◆ Requirements
Make an exact copy of the data below, leaving out every picture.

>>>

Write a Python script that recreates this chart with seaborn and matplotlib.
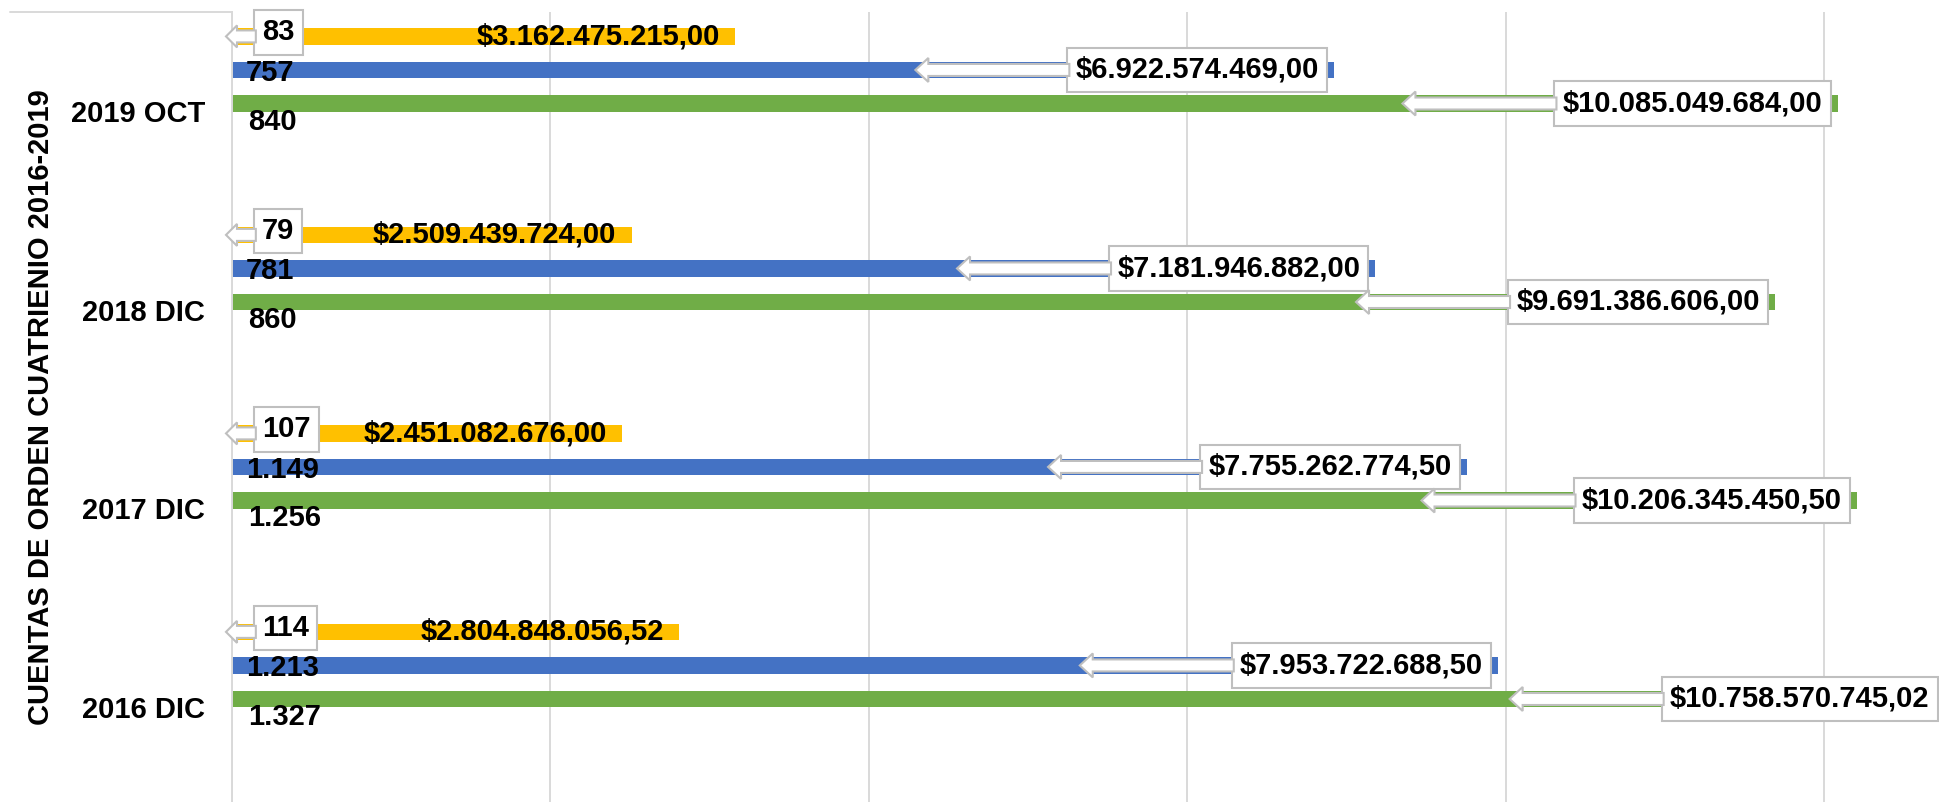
import numpy as np
import pandas as pd
import matplotlib
matplotlib.use("Agg")
import matplotlib.pyplot as plt
import seaborn as sns
from matplotlib.patches import Polygon
from matplotlib.transforms import IdentityTransform
from matplotlib.lines import Line2D

# ---------------- data ----------------
categorias = ["2019 OCT", "2018 DIC", "2017 DIC", "2016 DIC"]
series = ["Serie 1", "Serie 2", "Serie 3"]
valores_serie1 = [3162475215.00, 2509439724.00, 2451082676.00, 2804848056.52]
valores_serie2 = [6922574469.00, 7181946882.00, 7755262774.50, 7953722688.50]
valores_serie3 = [10085049684.00, 9691386606.00, 10206345450.50, 10758570745.02]
conteos_serie1 = [83, 79, 107, 114]
conteos_serie2 = [757, 781, 1149, 1213]
conteos_serie3 = [840, 860, 1256, 1327]
colores = ["#FFC000", "#4472C4", "#70AD47"]
titulo_eje = "CUENTAS DE ORDEN CUATRIENIO 2016-2019"

valores = [valores_serie1, valores_serie2, valores_serie3]
conteos = [conteos_serie1, conteos_serie2, conteos_serie3]

rows = []
for s, vals in zip(series, valores):
    for c, v in zip(categorias, vals):
        rows.append({"categoria": c, "serie": s, "valor": v})
df = pd.DataFrame(rows)


def fmt_money(v):
    s = f"{v:,.2f}"
    s = s.replace(",", "X").replace(".", ",").replace("X", ".")
    return "$" + s


def fmt_int(n):
    return f"{n:,}".replace(",", ".")


# ---------------- figure ----------------
sns.set_theme(style="white")
plt.rcParams["font.family"] = ["Liberation Sans", "DejaVu Sans"]
plt.rcParams["font.weight"] = "bold"
plt.rcParams["text.color"] = "black"
plt.rcParams["axes.labelcolor"] = "black"
plt.rcParams["ytick.color"] = "black"

FW, FH = 1939, 802
fig = plt.figure(figsize=(FW / 100, FH / 100), dpi=100)
left_px, top_px = 232, 12
ax = fig.add_axes([left_px / FW, 0, (FW - left_px) / FW, (FH - top_px) / FH])

sns.barplot(data=df, y="categoria", x="valor", hue="serie", order=categorias,
            hue_order=series, palette=colores, orient="h", width=0.507, gap=0.51,
            saturation=1, linewidth=0, legend=False, ax=ax)

px_per_unit = 159.2 / 1e9
ax.set_xlim(0, (FW - left_px) / px_per_unit)
ax.set_ylim(3.688, -0.292)
ax.set_xticks(np.arange(0, 11e9, 2e9))
ax.set_xticklabels([])
ax.grid(axis="x", color="#d9d9d9", lw=1.4)
ax.grid(axis="y", visible=False)
ax.set_axisbelow(True)
for s in ["top", "right", "bottom"]:
    ax.spines[s].set_visible(False)
ax.spines["left"].set_color("#d9d9d9")
ax.spines["left"].set_linewidth(1.4)
ax.set_yticks(np.arange(len(categorias)) + 0.207, categorias,
              fontsize=21, fontweight="bold", color="black")
ax.tick_params(axis="both", length=0)
ax.tick_params(axis="y", pad=19.5)
ax.set_xlabel("")
ax.set_ylabel("")

fig.text(41.5 / FW, 1 - 407 / FH, titulo_eje, rotation=90, ha="center",
         va="center", fontsize=21, fontweight="bold", color="black")
fig.add_artist(Line2D([10 / FW, left_px / FW], [1 - top_px / FH] * 2,
                      color="#d9d9d9", lw=1.4))

FS = 21
PAD = 0.28
pad_px = PAD * FS * 100 / 72
box = dict(boxstyle=f"square,pad={PAD}", fc="white", ec="#bfbfbf", lw=1.5)

boxed = []  # (text artist, mode, y)

for j, cont in enumerate(ax.containers):
    for i, bar in enumerate(cont):
        yc = bar.get_y() + bar.get_height() / 2
        v = valores[j][i]
        n = conteos[j][i]
        if j == 0:
            ax.annotate(fmt_money(v), xy=(v, yc), xytext=(-15, 0),
                        textcoords="offset pixels", ha="right", va="center",
                        fontsize=FS, fontweight="bold", zorder=6, color="black")
            t = ax.annotate(fmt_int(n), xy=(0, yc), xytext=(30, 4),
                            textcoords="offset pixels", ha="left", va="center",
                            fontsize=FS, fontweight="bold", zorder=6, bbox=box,
                            color="black")
            boxed.append((t, "count", yc))
        else:
            xend = ax.transData.transform((v, yc))[0]
            box_right = min(xend - 7, FW - 1.5)
            off = box_right - xend - pad_px
            t = ax.annotate(fmt_money(v), xy=(v, yc), xytext=(off, 0),
                            textcoords="offset pixels", ha="right", va="center",
                            fontsize=FS, fontweight="bold", zorder=6, bbox=box,
                            annotation_clip=False, color="black")
            boxed.append((t, "amount", yc))
            if j == 1:
                ax.annotate(fmt_int(n), xy=(0, yc), xytext=(14, -3),
                            textcoords="offset pixels", ha="left", va="center",
                            fontsize=FS, fontweight="bold", zorder=6, color="black")
            else:
                ax.annotate(fmt_int(n), xy=(0, yc), xytext=(16, -18),
                            textcoords="offset pixels", ha="left", va="center",
                            fontsize=FS, fontweight="bold", zorder=6, color="black")

fig.canvas.draw()
renderer = fig.canvas.get_renderer()


def block_arrow(x_start, x_tip, y, shaft, head, head_len):
    pts = [(x_start, y + shaft / 2), (x_tip + head_len, y + shaft / 2),
           (x_tip + head_len, y + head / 2), (x_tip, y),
           (x_tip + head_len, y - head / 2), (x_tip + head_len, y - shaft / 2),
           (x_start, y - shaft / 2)]
    p = Polygon(pts, closed=True, transform=IdentityTransform(), fc="white",
                ec="#bfbfbf", lw=1.5, zorder=5, clip_on=False)
    fig.add_artist(p)


x0_disp = ax.transData.transform((0, 0))[0]
for t, mode, yc in boxed:
    bb = t.get_bbox_patch().get_window_extent(renderer)
    ydisp = ax.transData.transform((0, yc))[1]
    if mode == "amount":
        block_arrow(bb.x0 + 2, bb.x0 - 152, ydisp, 12, 24, 13)
    else:
        block_arrow(bb.x0 + 2, x0_disp - 6, ydisp, 12, 22, 11)

fig.savefig("out.png", dpi=100)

<<<

◆ Task response
Write a Python script that recreates this chart with seaborn and matplotlib.
import numpy as np
import pandas as pd
import matplotlib
matplotlib.use("Agg")
import matplotlib.pyplot as plt
import seaborn as sns
from matplotlib.patches import Polygon
from matplotlib.transforms import IdentityTransform
from matplotlib.lines import Line2D

# ---------------- data ----------------
categorias = ["2019 OCT", "2018 DIC", "2017 DIC", "2016 DIC"]
series = ["Serie 1", "Serie 2", "Serie 3"]
valores_serie1 = [3162475215.00, 2509439724.00, 2451082676.00, 2804848056.52]
valores_serie2 = [6922574469.00, 7181946882.00, 7755262774.50, 7953722688.50]
valores_serie3 = [10085049684.00, 9691386606.00, 10206345450.50, 10758570745.02]
conteos_serie1 = [83, 79, 107, 114]
conteos_serie2 = [757, 781, 1149, 1213]
conteos_serie3 = [840, 860, 1256, 1327]
colores = ["#FFC000", "#4472C4", "#70AD47"]
titulo_eje = "CUENTAS DE ORDEN CUATRIENIO 2016-2019"

valores = [valores_serie1, valores_serie2, valores_serie3]
conteos = [conteos_serie1, conteos_serie2, conteos_serie3]

rows = []
for s, vals in zip(series, valores):
    for c, v in zip(categorias, vals):
        rows.append({"categoria": c, "serie": s, "valor": v})
df = pd.DataFrame(rows)


def fmt_money(v):
    s = f"{v:,.2f}"
    s = s.replace(",", "X").replace(".", ",").replace("X", ".")
    return "$" + s


def fmt_int(n):
    return f"{n:,}".replace(",", ".")


# ---------------- figure ----------------
sns.set_theme(style="white")
plt.rcParams["font.family"] = ["Liberation Sans", "DejaVu Sans"]
plt.rcParams["font.weight"] = "bold"
plt.rcParams["text.color"] = "black"
plt.rcParams["axes.labelcolor"] = "black"
plt.rcParams["ytick.color"] = "black"

FW, FH = 1939, 802
fig = plt.figure(figsize=(FW / 100, FH / 100), dpi=100)
left_px, top_px = 232, 12
ax = fig.add_axes([left_px / FW, 0, (FW - left_px) / FW, (FH - top_px) / FH])

sns.barplot(data=df, y="categoria", x="valor", hue="serie", order=categorias,
            hue_order=series, palette=colores, orient="h", width=0.507, gap=0.51,
            saturation=1, linewidth=0, legend=False, ax=ax)

px_per_unit = 159.2 / 1e9
ax.set_xlim(0, (FW - left_px) / px_per_unit)
ax.set_ylim(3.688, -0.292)
ax.set_xticks(np.arange(0, 11e9, 2e9))
ax.set_xticklabels([])
ax.grid(axis="x", color="#d9d9d9", lw=1.4)
ax.grid(axis="y", visible=False)
ax.set_axisbelow(True)
for s in ["top", "right", "bottom"]:
    ax.spines[s].set_visible(False)
ax.spines["left"].set_color("#d9d9d9")
ax.spines["left"].set_linewidth(1.4)
ax.set_yticks(np.arange(len(categorias)) + 0.207, categorias,
              fontsize=21, fontweight="bold", color="black")
ax.tick_params(axis="both", length=0)
ax.tick_params(axis="y", pad=19.5)
ax.set_xlabel("")
ax.set_ylabel("")

fig.text(41.5 / FW, 1 - 407 / FH, titulo_eje, rotation=90, ha="center",
         va="center", fontsize=21, fontweight="bold", color="black")
fig.add_artist(Line2D([10 / FW, left_px / FW], [1 - top_px / FH] * 2,
                      color="#d9d9d9", lw=1.4))

FS = 21
PAD = 0.28
pad_px = PAD * FS * 100 / 72
box = dict(boxstyle=f"square,pad={PAD}", fc="white", ec="#bfbfbf", lw=1.5)

boxed = []  # (text artist, mode, y)

for j, cont in enumerate(ax.containers):
    for i, bar in enumerate(cont):
        yc = bar.get_y() + bar.get_height() / 2
        v = valores[j][i]
        n = conteos[j][i]
        if j == 0:
            ax.annotate(fmt_money(v), xy=(v, yc), xytext=(-15, 0),
                        textcoords="offset pixels", ha="right", va="center",
                        fontsize=FS, fontweight="bold", zorder=6, color="black")
            t = ax.annotate(fmt_int(n), xy=(0, yc), xytext=(30, 4),
                            textcoords="offset pixels", ha="left", va="center",
                            fontsize=FS, fontweight="bold", zorder=6, bbox=box,
                            color="black")
            boxed.append((t, "count", yc))
        else:
            xend = ax.transData.transform((v, yc))[0]
            box_right = min(xend - 7, FW - 1.5)
            off = box_right - xend - pad_px
            t = ax.annotate(fmt_money(v), xy=(v, yc), xytext=(off, 0),
                            textcoords="offset pixels", ha="right", va="center",
                            fontsize=FS, fontweight="bold", zorder=6, bbox=box,
                            annotation_clip=False, color="black")
            boxed.append((t, "amount", yc))
            if j == 1:
                ax.annotate(fmt_int(n), xy=(0, yc), xytext=(14, -3),
                            textcoords="offset pixels", ha="left", va="center",
                            fontsize=FS, fontweight="bold", zorder=6, color="black")
            else:
                ax.annotate(fmt_int(n), xy=(0, yc), xytext=(16, -18),
                            textcoords="offset pixels", ha="left", va="center",
                            fontsize=FS, fontweight="bold", zorder=6, color="black")

fig.canvas.draw()
renderer = fig.canvas.get_renderer()


def block_arrow(x_start, x_tip, y, shaft, head, head_len):
    pts = [(x_start, y + shaft / 2), (x_tip + head_len, y + shaft / 2),
           (x_tip + head_len, y + head / 2), (x_tip, y),
           (x_tip + head_len, y - head / 2), (x_tip + head_len, y - shaft / 2),
           (x_start, y - shaft / 2)]
    p = Polygon(pts, closed=True, transform=IdentityTransform(), fc="white",
                ec="#bfbfbf", lw=1.5, zorder=5, clip_on=False)
    fig.add_artist(p)


x0_disp = ax.transData.transform((0, 0))[0]
for t, mode, yc in boxed:
    bb = t.get_bbox_patch().get_window_extent(renderer)
    ydisp = ax.transData.transform((0, yc))[1]
    if mode == "amount":
        block_arrow(bb.x0 + 2, bb.x0 - 152, ydisp, 12, 24, 13)
    else:
        block_arrow(bb.x0 + 2, x0_disp - 6, ydisp, 12, 22, 11)

fig.savefig("out.png", dpi=100)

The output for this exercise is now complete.